* Short problem: Can you print the data exactly and leave out each image?

* Collected data:

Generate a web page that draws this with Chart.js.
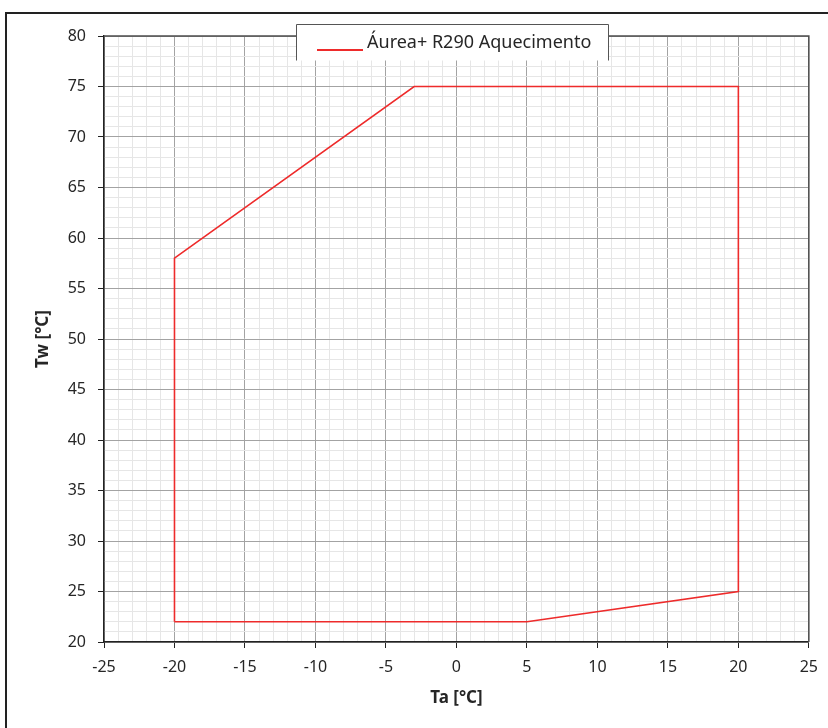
<!DOCTYPE html>
<html>
<head>
<meta charset="utf-8">
<script src="https://cdn.jsdelivr.net/npm/chart.js@4/dist/chart.umd.min.js"></script>
<style>
  html, body { margin: 0; padding: 0; background: #fff; }
  #wrap { width: 828px; height: 728px; position: relative; }
</style>
</head>
<body>
<div id="wrap"><canvas id="c" width="828" height="728"></canvas></div>
<script>
// Operating envelope (air temperature vs. water temperature)
const seriesLabel = 'Áurea+ R290 Aquecimento';
const envelopeTa = [-20, 5, 20, 20, -3, -20, -20];
const envelopeTw = [22, 22, 25, 75, 75, 58, 22];
const xTitle = 'Ta [°C]';
const yTitle = 'Tw [°C]';
const xRange = [-25, 25];
const yRange = [20, 80];
const majorStep = 5;

const lineColor = '#ee2b2b';
const majorGrid = '#a3a3a3';
const minorGrid = '#e6e6e6';
const textColor = '#262626';
const fontFamily = '"Noto Sans", "Open Sans", sans-serif';

const points = envelopeTa.map((x, i) => ({ x: x, y: envelopeTw[i] }));

const isMajor = v => Math.abs(v % majorStep) < 1e-9;

// Frame around the whole figure, plot-area box and in-plot legend
const decorations = {
  id: 'decorations',
  beforeDraw(chart) {
    const ctx = chart.ctx;
    ctx.save();
    ctx.fillStyle = '#fff';
    ctx.fillRect(0, 0, chart.width, chart.height);
    ctx.restore();
  },
  afterDraw(chart) {
    const ctx = chart.ctx;
    const a = chart.chartArea;
    ctx.save();
    // plot area top/right edges
    ctx.strokeStyle = '#4d4d4d';
    ctx.lineWidth = 1.5;
    ctx.beginPath();
    ctx.moveTo(a.left, a.top);
    ctx.lineTo(a.right, a.top);
    ctx.lineTo(a.right, a.bottom);
    ctx.stroke();

    // outer frame
    ctx.strokeStyle = '#222';
    ctx.lineWidth = 2;
    ctx.beginPath();
    ctx.moveTo(6, chart.height + 5);
    ctx.lineTo(6, 13);
    ctx.lineTo(chart.width + 5, 13);
    ctx.stroke();

    // legend box
    const bx = 296.5, by = 24.5, bw = 312, bh = 36;
    ctx.fillStyle = '#fff';
    ctx.fillRect(bx, by, bw, bh);
    ctx.strokeStyle = '#555';
    ctx.lineWidth = 1;
    ctx.beginPath();
    ctx.moveTo(bx, by + bh);
    ctx.lineTo(bx, by);
    ctx.lineTo(bx + bw, by);
    ctx.lineTo(bx + bw, by + bh);
    ctx.stroke();

    const ds = chart.data.datasets[0];
    ctx.strokeStyle = ds.borderColor;
    ctx.lineWidth = 2;
    ctx.beginPath();
    ctx.moveTo(317, 50);
    ctx.lineTo(363, 50);
    ctx.stroke();

    ctx.fillStyle = textColor;
    ctx.font = '18px ' + fontFamily;
    ctx.textBaseline = 'alphabetic';
    ctx.textAlign = 'left';
    ctx.fillText(ds.label, 367, 48);
    ctx.restore();
  }
};

new Chart(document.getElementById('c'), {
  type: 'scatter',
  data: {
    datasets: [{
      label: seriesLabel,
      data: points,
      showLine: true,
      borderColor: lineColor,
      backgroundColor: lineColor,
      borderWidth: 1.6,
      pointRadius: 0,
      pointHoverRadius: 0,
      tension: 0,
      fill: false
    }]
  },
  options: {
    responsive: false,
    animation: false,
    devicePixelRatio: 1,
    layout: { padding: { left: 0, right: 18, top: 36, bottom: 0 } },
    plugins: {
      legend: { display: false },
      tooltip: { enabled: false }
    },
    scales: {
      x: {
        type: 'linear',
        min: xRange[0],
        max: xRange[1],
        afterFit(scale) { scale.height = 86; },
        border: { display: true, color: '#222', width: 1.5 },
        grid: {
          color: c => isMajor(c.tick.value) ? majorGrid : minorGrid,
          lineWidth: 1,
          drawTicks: true,
          tickLength: 6,
          tickColor: c => isMajor(c.tick.value) ? '#222' : 'rgba(0,0,0,0)'
        },
        ticks: {
          stepSize: 1,
          autoSkip: false,
          maxRotation: 0,
          padding: 10,
          color: textColor,
          font: { family: fontFamily, size: 16 },
          callback: v => isMajor(v) ? String(v) : ''
        },
        title: {
          display: true,
          text: xTitle,
          color: textColor,
          font: { family: fontFamily, size: 17, weight: 'bold' },
          padding: { top: 0, bottom: 20 }
        }
      },
      y: {
        type: 'linear',
        min: yRange[0],
        max: yRange[1],
        afterFit(scale) { scale.width = 104; },
        border: { display: true, color: '#222', width: 1.5 },
        grid: {
          color: c => isMajor(c.tick.value) ? majorGrid : minorGrid,
          lineWidth: 1,
          drawTicks: true,
          tickLength: 6,
          tickColor: c => isMajor(c.tick.value) ? '#222' : 'rgba(0,0,0,0)'
        },
        ticks: {
          stepSize: 1,
          autoSkip: false,
          padding: 12,
          color: textColor,
          font: { family: fontFamily, size: 16 },
          callback: v => isMajor(v) ? String(v) : ''
        },
        title: {
          display: true,
          text: yTitle,
          color: textColor,
          font: { family: fontFamily, size: 17, weight: 'bold' },
          padding: { top: 33, bottom: 0 }
        }
      }
    }
  },
  plugins: [decorations]
});
</script>
</body>
</html>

* Response to the exercise:
Generate a web page that draws this with Chart.js.
<!DOCTYPE html>
<html>
<head>
<meta charset="utf-8">
<script src="https://cdn.jsdelivr.net/npm/chart.js@4/dist/chart.umd.min.js"></script>
<style>
  html, body { margin: 0; padding: 0; background: #fff; }
  #wrap { width: 828px; height: 728px; position: relative; }
</style>
</head>
<body>
<div id="wrap"><canvas id="c" width="828" height="728"></canvas></div>
<script>
// Operating envelope (air temperature vs. water temperature)
const seriesLabel = 'Áurea+ R290 Aquecimento';
const envelopeTa = [-20, 5, 20, 20, -3, -20, -20];
const envelopeTw = [22, 22, 25, 75, 75, 58, 22];
const xTitle = 'Ta [°C]';
const yTitle = 'Tw [°C]';
const xRange = [-25, 25];
const yRange = [20, 80];
const majorStep = 5;

const lineColor = '#ee2b2b';
const majorGrid = '#a3a3a3';
const minorGrid = '#e6e6e6';
const textColor = '#262626';
const fontFamily = '"Noto Sans", "Open Sans", sans-serif';

const points = envelopeTa.map((x, i) => ({ x: x, y: envelopeTw[i] }));

const isMajor = v => Math.abs(v % majorStep) < 1e-9;

// Frame around the whole figure, plot-area box and in-plot legend
const decorations = {
  id: 'decorations',
  beforeDraw(chart) {
    const ctx = chart.ctx;
    ctx.save();
    ctx.fillStyle = '#fff';
    ctx.fillRect(0, 0, chart.width, chart.height);
    ctx.restore();
  },
  afterDraw(chart) {
    const ctx = chart.ctx;
    const a = chart.chartArea;
    ctx.save();
    // plot area top/right edges
    ctx.strokeStyle = '#4d4d4d';
    ctx.lineWidth = 1.5;
    ctx.beginPath();
    ctx.moveTo(a.left, a.top);
    ctx.lineTo(a.right, a.top);
    ctx.lineTo(a.right, a.bottom);
    ctx.stroke();

    // outer frame
    ctx.strokeStyle = '#222';
    ctx.lineWidth = 2;
    ctx.beginPath();
    ctx.moveTo(6, chart.height + 5);
    ctx.lineTo(6, 13);
    ctx.lineTo(chart.width + 5, 13);
    ctx.stroke();

    // legend box
    const bx = 296.5, by = 24.5, bw = 312, bh = 36;
    ctx.fillStyle = '#fff';
    ctx.fillRect(bx, by, bw, bh);
    ctx.strokeStyle = '#555';
    ctx.lineWidth = 1;
    ctx.beginPath();
    ctx.moveTo(bx, by + bh);
    ctx.lineTo(bx, by);
    ctx.lineTo(bx + bw, by);
    ctx.lineTo(bx + bw, by + bh);
    ctx.stroke();

    const ds = chart.data.datasets[0];
    ctx.strokeStyle = ds.borderColor;
    ctx.lineWidth = 2;
    ctx.beginPath();
    ctx.moveTo(317, 50);
    ctx.lineTo(363, 50);
    ctx.stroke();

    ctx.fillStyle = textColor;
    ctx.font = '18px ' + fontFamily;
    ctx.textBaseline = 'alphabetic';
    ctx.textAlign = 'left';
    ctx.fillText(ds.label, 367, 48);
    ctx.restore();
  }
};

new Chart(document.getElementById('c'), {
  type: 'scatter',
  data: {
    datasets: [{
      label: seriesLabel,
      data: points,
      showLine: true,
      borderColor: lineColor,
      backgroundColor: lineColor,
      borderWidth: 1.6,
      pointRadius: 0,
      pointHoverRadius: 0,
      tension: 0,
      fill: false
    }]
  },
  options: {
    responsive: false,
    animation: false,
    devicePixelRatio: 1,
    layout: { padding: { left: 0, right: 18, top: 36, bottom: 0 } },
    plugins: {
      legend: { display: false },
      tooltip: { enabled: false }
    },
    scales: {
      x: {
        type: 'linear',
        min: xRange[0],
        max: xRange[1],
        afterFit(scale) { scale.height = 86; },
        border: { display: true, color: '#222', width: 1.5 },
        grid: {
          color: c => isMajor(c.tick.value) ? majorGrid : minorGrid,
          lineWidth: 1,
          drawTicks: true,
          tickLength: 6,
          tickColor: c => isMajor(c.tick.value) ? '#222' : 'rgba(0,0,0,0)'
        },
        ticks: {
          stepSize: 1,
          autoSkip: false,
          maxRotation: 0,
          padding: 10,
          color: textColor,
          font: { family: fontFamily, size: 16 },
          callback: v => isMajor(v) ? String(v) : ''
        },
        title: {
          display: true,
          text: xTitle,
          color: textColor,
          font: { family: fontFamily, size: 17, weight: 'bold' },
          padding: { top: 0, bottom: 20 }
        }
      },
      y: {
        type: 'linear',
        min: yRange[0],
        max: yRange[1],
        afterFit(scale) { scale.width = 104; },
        border: { display: true, color: '#222', width: 1.5 },
        grid: {
          color: c => isMajor(c.tick.value) ? majorGrid : minorGrid,
          lineWidth: 1,
          drawTicks: true,
          tickLength: 6,
          tickColor: c => isMajor(c.tick.value) ? '#222' : 'rgba(0,0,0,0)'
        },
        ticks: {
          stepSize: 1,
          autoSkip: false,
          padding: 12,
          color: textColor,
          font: { family: fontFamily, size: 16 },
          callback: v => isMajor(v) ? String(v) : ''
        },
        title: {
          display: true,
          text: yTitle,
          color: textColor,
          font: { family: fontFamily, size: 17, weight: 'bold' },
          padding: { top: 33, bottom: 0 }
        }
      }
    }
  },
  plugins: [decorations]
});
</script>
</body>
</html>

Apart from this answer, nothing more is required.